With the help of Amiri Baraka and Sterling Lord who was Kerouac's agent, Selby finished 6 loosely linked short stories that were published as the novel Last Exit To Brooklyn by Grove Press in 1964.
The novel was praised by many and derided by others for its detailed depictions of homosexuality and drug addiction, as well as gang rape and other forms of human brutality and cruelty.
The six sections were (1) Another Day Another Dollar, ( 2) The Queen Is Dead, (3) And Baby Makes Three, (4) Tralala, (5) Strike, and (6) Landsend.
(1) Another Day, Another Dollar - A gang of young Brooklyn hoods hang around an all-night cafe and get into a vicious fight with a group of US Army soldiers.
(2) The Queen Is Dead - Georgette, a transvestite hooker, is thrown out of the family home by her brother and tries to attract the attention of a hood named Vinnie at a benzedrine-driven party.
(3) And Baby Makes Three - An alcoholic father tries to keep good spirits and maintain his family's marriage traditions after his daughter becomes pregnant and marries a motorcycle mechanic.
(4) Tralala - Is about a young prostitute who makes her living propositioning sailors in bars and stealing their money. At the end of the story she is gang-raped after a night of heavy drinking.
(5) Strike - Harry, a machinist in a factory, becomes a union official. A closeted homosexual, he abuses his wife and gets into fights to convince himself that he is a man. He uses the union's money to entertain street punks and buy the company of drag queens.
(6) Landsend -This section presents the intertwined and ordinary day of numerous people in a housing project.
Last Exit To Brooklyn is an intense, powerful, and unconventional and makes for a unique and moving reading experience.
Selby's next novel was The Room which was published in 1971. The book is about a criminally insane man locked up in a cell who reminisces about his past. He is nameless and explores his feelings of impotence, hatred and rage, and fantasies of revenge.

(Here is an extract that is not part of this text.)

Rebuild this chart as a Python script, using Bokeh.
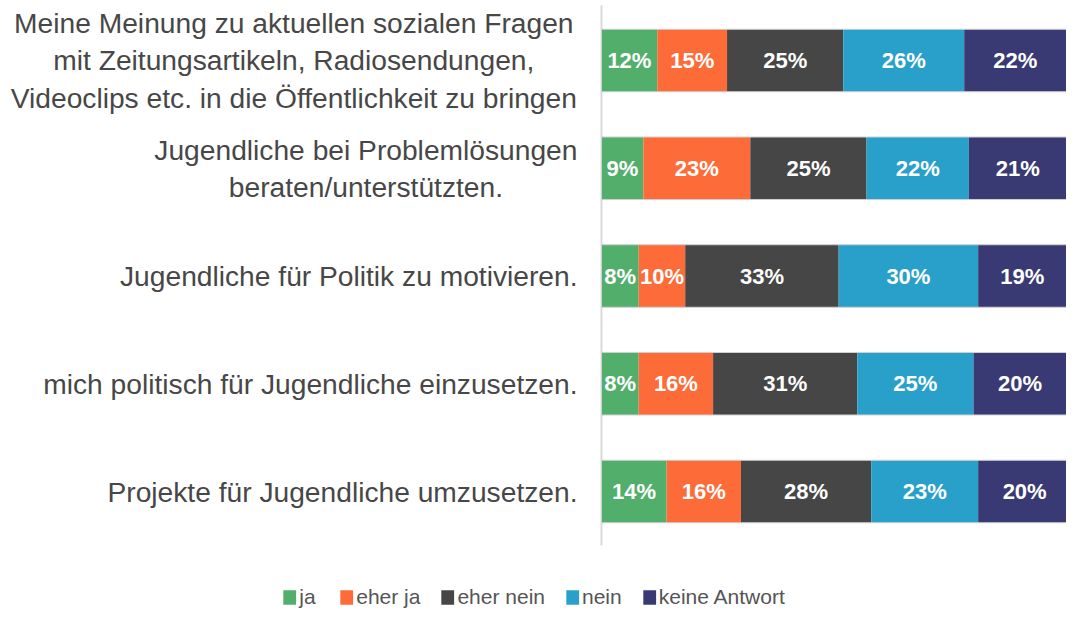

The Demon (1976) is about the life of Harry White who has a good marriage and a good job, but is haunted by a need for lust and retribution and chronicles how his life evolves into a climax of apocalyptic violence.
Requiem For A Dream (1978) concerns four Brooklynites whose lives spiral out of control as they succumb to their addictions. Harry and Marion are in love and Tyrone is their friend. Sara is Harry's lonely, widowed mother. Sara's dream is to be on TV and when a phone call from a casting company gets her hopes up, she starts bingeing on diet pills to lose weight. She becomes addicted and delirious, and ends up in the hospital undergoing shock therapy. Harry, Marion, and Tyrone are heroin addicts and decide to make money by buying some uncut product and selling it. Harry and Ty end up in jail, and Marion, now alone takes a hellish path into prostitution to pay for her habit.
Song of the Silent Snow (1986) is a collection of 15 stories that include Selby's clipped street vernacular and poetic descriptions and is probably his most compassionate book about an uncaring world.
There were also two good films made of Selby's work.
Last Exit to Brooklyn was made in 1989 by Uli Edel and stars Jennifer Jason Leigh as Tralala, Stephen Lang as Harry Black in Strike, and Alexis Arquette as the tragic transvestite Georgette.
Requiem For A Dream is directed by Darren Aronofsky and stars Ellen Burstyn, Jared Leto, Jennifer Connelly, and Marlon Wayans. The film has an interesting soundtrack and uses innovative camera work and editing to depict the points of view of the characters who are drug addicts.
The documentary film HUBERT SELBY JR: It/ll Be Better Tormorrow came out in 2005 and is a good overview of Selby's life and work.